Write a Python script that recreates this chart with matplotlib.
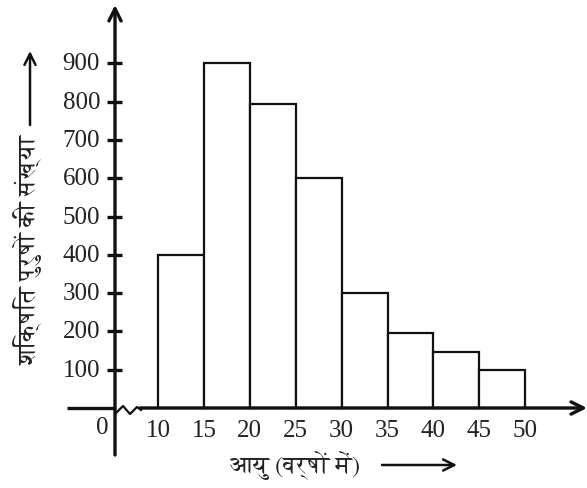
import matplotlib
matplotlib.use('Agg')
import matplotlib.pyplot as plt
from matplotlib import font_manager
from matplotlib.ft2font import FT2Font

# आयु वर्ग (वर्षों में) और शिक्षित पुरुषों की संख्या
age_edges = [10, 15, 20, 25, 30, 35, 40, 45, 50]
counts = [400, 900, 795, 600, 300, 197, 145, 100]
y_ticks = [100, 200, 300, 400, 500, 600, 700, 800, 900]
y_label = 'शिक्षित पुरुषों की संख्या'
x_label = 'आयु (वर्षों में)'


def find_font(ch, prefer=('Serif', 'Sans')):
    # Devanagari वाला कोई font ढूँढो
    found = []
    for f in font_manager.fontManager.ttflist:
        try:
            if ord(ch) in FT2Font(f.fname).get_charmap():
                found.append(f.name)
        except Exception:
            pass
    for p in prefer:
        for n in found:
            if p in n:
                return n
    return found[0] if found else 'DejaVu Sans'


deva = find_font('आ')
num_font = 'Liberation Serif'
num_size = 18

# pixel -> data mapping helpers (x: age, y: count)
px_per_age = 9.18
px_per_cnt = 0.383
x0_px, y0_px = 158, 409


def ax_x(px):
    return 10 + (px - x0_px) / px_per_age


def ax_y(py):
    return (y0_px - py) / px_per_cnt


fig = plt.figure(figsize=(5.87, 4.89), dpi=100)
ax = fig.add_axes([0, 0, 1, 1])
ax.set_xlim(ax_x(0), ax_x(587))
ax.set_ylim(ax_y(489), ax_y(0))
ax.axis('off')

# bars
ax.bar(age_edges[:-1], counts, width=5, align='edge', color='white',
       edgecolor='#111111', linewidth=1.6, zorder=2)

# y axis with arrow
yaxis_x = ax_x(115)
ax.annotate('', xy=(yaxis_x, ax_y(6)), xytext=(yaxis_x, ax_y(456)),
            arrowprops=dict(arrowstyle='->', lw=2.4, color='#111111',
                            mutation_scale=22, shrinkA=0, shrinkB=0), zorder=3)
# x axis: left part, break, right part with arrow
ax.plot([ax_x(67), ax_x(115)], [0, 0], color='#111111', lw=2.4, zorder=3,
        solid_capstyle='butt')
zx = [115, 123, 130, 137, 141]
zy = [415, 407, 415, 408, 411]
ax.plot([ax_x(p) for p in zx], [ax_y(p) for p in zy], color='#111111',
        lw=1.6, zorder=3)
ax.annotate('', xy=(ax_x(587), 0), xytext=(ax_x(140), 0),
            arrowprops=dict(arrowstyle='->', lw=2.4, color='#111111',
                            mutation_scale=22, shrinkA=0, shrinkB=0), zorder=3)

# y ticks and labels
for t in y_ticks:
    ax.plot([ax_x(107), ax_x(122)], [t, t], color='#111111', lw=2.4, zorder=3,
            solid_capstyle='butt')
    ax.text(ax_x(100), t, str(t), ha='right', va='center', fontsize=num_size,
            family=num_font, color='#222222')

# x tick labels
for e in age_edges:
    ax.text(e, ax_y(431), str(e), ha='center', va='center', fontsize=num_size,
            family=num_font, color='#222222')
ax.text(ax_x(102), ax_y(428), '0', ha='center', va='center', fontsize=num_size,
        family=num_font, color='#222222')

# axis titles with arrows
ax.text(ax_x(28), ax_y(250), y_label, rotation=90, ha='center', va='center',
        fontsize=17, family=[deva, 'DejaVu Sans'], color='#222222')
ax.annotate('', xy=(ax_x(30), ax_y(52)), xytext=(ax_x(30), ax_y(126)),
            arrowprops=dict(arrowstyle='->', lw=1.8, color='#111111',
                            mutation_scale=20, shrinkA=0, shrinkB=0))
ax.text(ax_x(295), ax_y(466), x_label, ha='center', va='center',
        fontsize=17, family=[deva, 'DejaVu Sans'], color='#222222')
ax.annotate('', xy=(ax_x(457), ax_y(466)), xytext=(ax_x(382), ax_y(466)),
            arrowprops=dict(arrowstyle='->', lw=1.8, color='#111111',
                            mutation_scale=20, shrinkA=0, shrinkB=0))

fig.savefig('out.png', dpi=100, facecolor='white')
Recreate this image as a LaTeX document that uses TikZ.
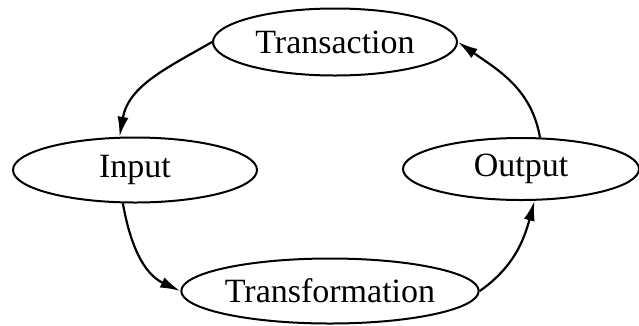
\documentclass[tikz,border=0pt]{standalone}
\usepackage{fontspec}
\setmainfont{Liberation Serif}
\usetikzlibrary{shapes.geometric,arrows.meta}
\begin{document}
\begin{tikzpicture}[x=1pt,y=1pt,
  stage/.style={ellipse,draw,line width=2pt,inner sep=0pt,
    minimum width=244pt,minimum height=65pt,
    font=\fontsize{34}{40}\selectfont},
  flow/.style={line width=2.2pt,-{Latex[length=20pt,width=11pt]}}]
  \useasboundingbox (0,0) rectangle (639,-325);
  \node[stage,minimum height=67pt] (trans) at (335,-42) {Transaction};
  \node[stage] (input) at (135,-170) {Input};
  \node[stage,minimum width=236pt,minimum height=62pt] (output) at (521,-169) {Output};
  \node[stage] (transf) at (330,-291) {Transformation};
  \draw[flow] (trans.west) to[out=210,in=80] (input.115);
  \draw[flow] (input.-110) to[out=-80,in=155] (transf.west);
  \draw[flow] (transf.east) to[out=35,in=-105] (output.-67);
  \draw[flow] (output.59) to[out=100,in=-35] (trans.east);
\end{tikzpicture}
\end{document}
....
> [Exercise brief]:
Copy only the part of the records that runs from the first line to the line with "ax.axis('off')", ends included, leaving pictures out.

> [Final answer]:
Write a Python script that recreates this chart with matplotlib.
import matplotlib
matplotlib.use('Agg')
import matplotlib.pyplot as plt
from matplotlib import font_manager
from matplotlib.ft2font import FT2Font

# आयु वर्ग (वर्षों में) और शिक्षित पुरुषों की संख्या
age_edges = [10, 15, 20, 25, 30, 35, 40, 45, 50]
counts = [400, 900, 795, 600, 300, 197, 145, 100]
y_ticks = [100, 200, 300, 400, 500, 600, 700, 800, 900]
y_label = 'शिक्षित पुरुषों की संख्या'
x_label = 'आयु (वर्षों में)'


def find_font(ch, prefer=('Serif', 'Sans')):
    # Devanagari वाला कोई font ढूँढो
    found = []
    for f in font_manager.fontManager.ttflist:
        try:
            if ord(ch) in FT2Font(f.fname).get_charmap():
                found.append(f.name)
        except Exception:
            pass
    for p in prefer:
        for n in found:
            if p in n:
                return n
    return found[0] if found else 'DejaVu Sans'


deva = find_font('आ')
num_font = 'Liberation Serif'
num_size = 18

# pixel -> data mapping helpers (x: age, y: count)
px_per_age = 9.18
px_per_cnt = 0.383
x0_px, y0_px = 158, 409


def ax_x(px):
    return 10 + (px - x0_px) / px_per_age


def ax_y(py):
    return (y0_px - py) / px_per_cnt


fig = plt.figure(figsize=(5.87, 4.89), dpi=100)
ax = fig.add_axes([0, 0, 1, 1])
ax.set_xlim(ax_x(0), ax_x(587))
ax.set_ylim(ax_y(489), ax_y(0))
ax.axis('off')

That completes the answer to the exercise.